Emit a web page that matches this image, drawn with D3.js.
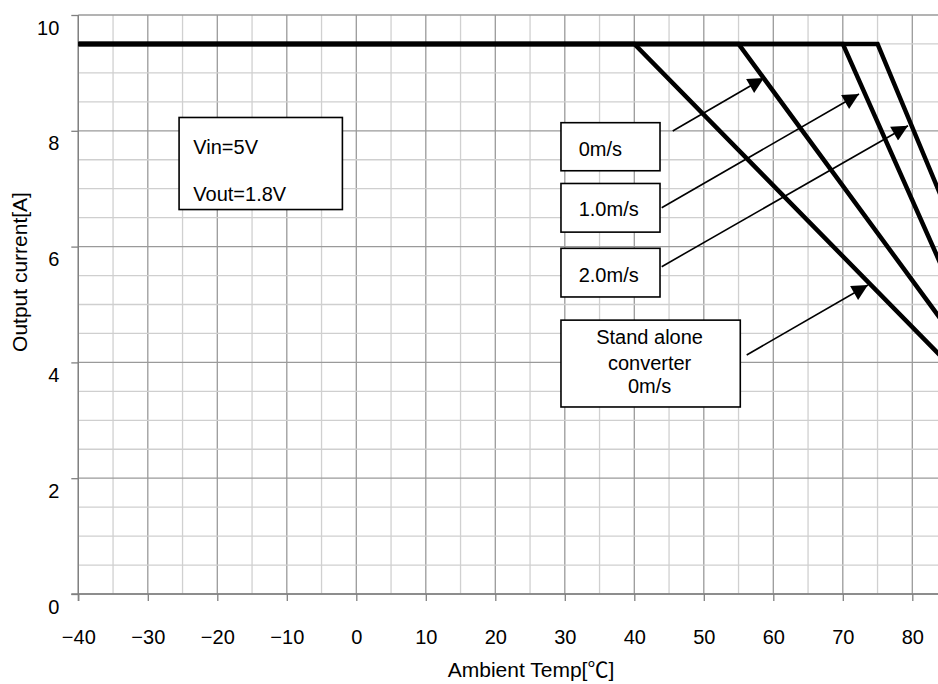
<!DOCTYPE html>
<html>
<head>
<meta charset="utf-8">
<script src="https://cdn.jsdelivr.net/npm/d3@7"></script>
<style>
  html, body { margin: 0; padding: 0; background: #fff; }
  svg { display: block; }
  text { font-family: "Liberation Sans", Arial, "Noto Sans CJK JP", sans-serif; fill: #000; }
</style>
</head>
<body>
<svg id="chart" width="938" height="684"></svg>
<script>
// ---- data ----
const xTicks = [-40, -30, -20, -10, 0, 10, 20, 30, 40, 50, 60, 70, 80];
const yTicks = [0, 2, 4, 6, 8, 10];
const seriesNames = ["Stand alone converter 0m/s", "0m/s", "1.0m/s", "2.0m/s"];
const standAloneTemp = [-40, 40, 85];
const standAloneCurrent = [9.5, 9.5, 4.0];
const air0Temp = [-40, 55, 85];
const air0Current = [9.5, 9.5, 4.6];
const air10Temp = [-40, 70, 85];
const air10Current = [9.5, 9.5, 5.45];
const air20Temp = [-40, 75, 85];
const air20Current = [9.5, 9.5, 6.62];
const conditionLines = ["Vin=5V", "Vout=1.8V"];
const xTitle = "Ambient Temp[℃]";
const yTitle = "Output current[A]";

// ---- layout ----
const svg = d3.select("#chart");
const x = d3.scaleLinear().domain([-40, 85]).range([78.3, 78.3 + 125 * 6.95]);
const y = d3.scaleLinear().domain([0, 10]).range([594, 15]);
const plotRight = 938;

// grid
const g = svg.append("g");
const xGrid = d3.range(-40, 86, 5);
const yGrid = d3.range(0, 10.01, 0.5);
g.selectAll("line.vg").data(xGrid).join("line")
  .attr("x1", d => x(d)).attr("x2", d => x(d))
  .attr("y1", y(10)).attr("y2", y(0))
  .attr("stroke", d => (d % 10 === 0) ? "#9a9a9a" : "#d0d0d0")
  .attr("stroke-width", 1.3);
g.selectAll("line.hg").data(yGrid).join("line")
  .attr("x1", x(-40)).attr("x2", plotRight)
  .attr("y1", d => y(d)).attr("y2", d => y(d))
  .attr("stroke", d => (Math.abs(d % 2) < 1e-9) ? "#9a9a9a" : "#cfcfcf")
  .attr("stroke-width", 1.3);

// axes
const xAxis = d3.axisBottom(x).tickValues(xTicks).tickSize(7).tickFormat(d3.format("d"));
const yAxis = d3.axisLeft(y).tickValues(yTicks).tickSize(7).tickFormat(d3.format("d"));
const gx = svg.append("g").attr("transform", `translate(0,${y(0)})`).call(xAxis);
gx.select(".domain").remove();
gx.append("line").attr("x1", x(-40) - 7).attr("x2", plotRight).attr("y1", 0).attr("y2", 0)
  .attr("stroke", "#808080").attr("stroke-width", 1.3);
gx.selectAll(".tick line").attr("stroke", "#808080").attr("stroke-width", 1.3);
gx.selectAll(".tick text").attr("font-size", 20).attr("y", 0).attr("dy", 50)
  .attr("font-family", "Liberation Sans, Arial, sans-serif");

const gy = svg.append("g").attr("transform", `translate(${x(-40)},0)`).call(yAxis);
gy.select(".domain").remove();
gy.append("line").attr("x1", 0).attr("x2", 0).attr("y1", y(10)).attr("y2", y(0) + 7)
  .attr("stroke", "#808080").attr("stroke-width", 1.3);
gy.selectAll(".tick line").attr("stroke", "#808080").attr("stroke-width", 1.3);
gy.selectAll(".tick text").attr("font-size", 20).attr("x", -19).attr("dy", 19)
  .attr("font-family", "Liberation Sans, Arial, sans-serif");

// axis titles
svg.append("text").attr("x", 531).attr("y", 677).attr("text-anchor", "middle")
  .attr("font-size", 21).text(xTitle);
svg.append("text").attr("transform", "translate(27,272) rotate(-90)")
  .attr("text-anchor", "middle").attr("font-size", 21).text(yTitle);

// curves
const series = [
  { name: seriesNames[0], t: standAloneTemp, c: standAloneCurrent },
  { name: seriesNames[1], t: air0Temp, c: air0Current },
  { name: seriesNames[2], t: air10Temp, c: air10Current },
  { name: seriesNames[3], t: air20Temp, c: air20Current }
];
const line = d3.line().x(d => x(d[0])).y(d => y(d[1]));
svg.append("defs").append("clipPath").attr("id", "clip")
  .append("rect").attr("x", x(-40)).attr("y", 0).attr("width", plotRight - x(-40)).attr("height", y(0));
svg.append("g").attr("clip-path", "url(#clip)")
  .selectAll("path").data(series).join("path")
  .attr("d", s => line(s.t.map((t, i) => [t, s.c[i]])))
  .attr("fill", "none").attr("stroke", "#000").attr("stroke-width", 4.5)
  .attr("stroke-linejoin", "miter");

// annotation boxes (data coordinates)
const boxes = [
  { x1: -25.5, x2: -2.0, y1: 8.23, y2: 6.64 },
  { x1: 29.45, x2: 43.7, y1: 8.14, y2: 7.31 },
  { x1: 29.45, x2: 43.7, y1: 7.09, y2: 6.25 },
  { x1: 29.45, x2: 43.7, y1: 5.97, y2: 5.13 },
  { x1: 29.45, x2: 55.25, y1: 4.73, y2: 3.23 }
];
svg.selectAll("rect.box").data(boxes).join("rect")
  .attr("x", d => x(d.x1)).attr("y", d => y(d.y1))
  .attr("width", d => x(d.x2) - x(d.x1)).attr("height", d => y(d.y2) - y(d.y1))
  .attr("fill", "#fff").attr("stroke", "#000").attr("stroke-width", 1.6);

const texts = [
  { t: conditionLines[0], x: -23.45, y: 7.6, a: "start" },
  { t: conditionLines[1], x: -23.45, y: 6.79, a: "start" },
  { t: seriesNames[1], x: 32.0, y: 7.56, a: "start" },
  { t: seriesNames[2], x: 32.0, y: 6.52, a: "start" },
  { t: seriesNames[3], x: 32.0, y: 5.39, a: "start" },
  { t: "Stand alone", x: 42.2, y: 4.32, a: "middle" },
  { t: "converter", x: 42.2, y: 3.87, a: "middle" },
  { t: "0m/s", x: 42.2, y: 3.47, a: "middle" }
];
svg.selectAll("text.ann").data(texts).join("text")
  .attr("x", d => x(d.x)).attr("y", d => y(d.y))
  .attr("text-anchor", d => d.a).attr("font-size", 20).text(d => d.t);

// arrows
svg.select("defs").append("marker").attr("id", "arrow")
  .attr("viewBox", "0 0 10 10").attr("refX", 10).attr("refY", 5)
  .attr("markerWidth", 21).attr("markerHeight", 16).attr("markerUnits", "userSpaceOnUse")
  .attr("orient", "auto")
  .append("path").attr("d", "M0,0 L10,5 L0,10 Z").attr("fill", "#000");
const arrows = [
  { x1: 45.53, y1: 7.997, x2: 58.66, y2: 8.912 },
  { x1: 43.94, y1: 6.672, x2: 72.33, y2: 8.636 },
  { x1: 43.94, y1: 5.653, x2: 79.38, y2: 8.088 },
  { x1: 56.17, y1: 4.128, x2: 73.62, y2: 5.337 }
];
svg.selectAll("line.arr").data(arrows).join("line")
  .attr("x1", d => x(d.x1)).attr("y1", d => y(d.y1))
  .attr("x2", d => x(d.x2)).attr("y2", d => y(d.y2))
  .attr("stroke", "#000").attr("stroke-width", 1.6)
  .attr("marker-end", "url(#arrow)");
</script>
</body>
</html>
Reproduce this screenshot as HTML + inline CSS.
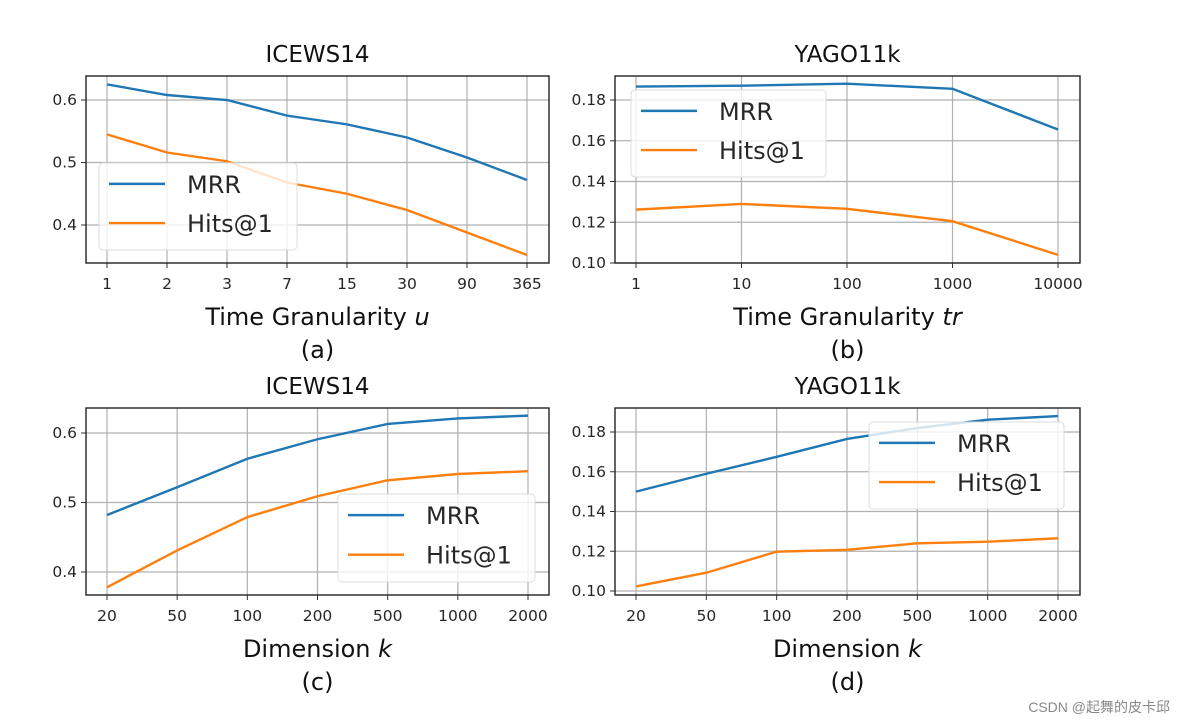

·····

**TASK REQUIREMENTS:**
Identify and extract each line of the listing that contains "this".

**EXPECTED OUTPUT:**
Emit a web page that matches this image, drawn with D3.js.
Reproduce this screenshot as HTML + inline CSS.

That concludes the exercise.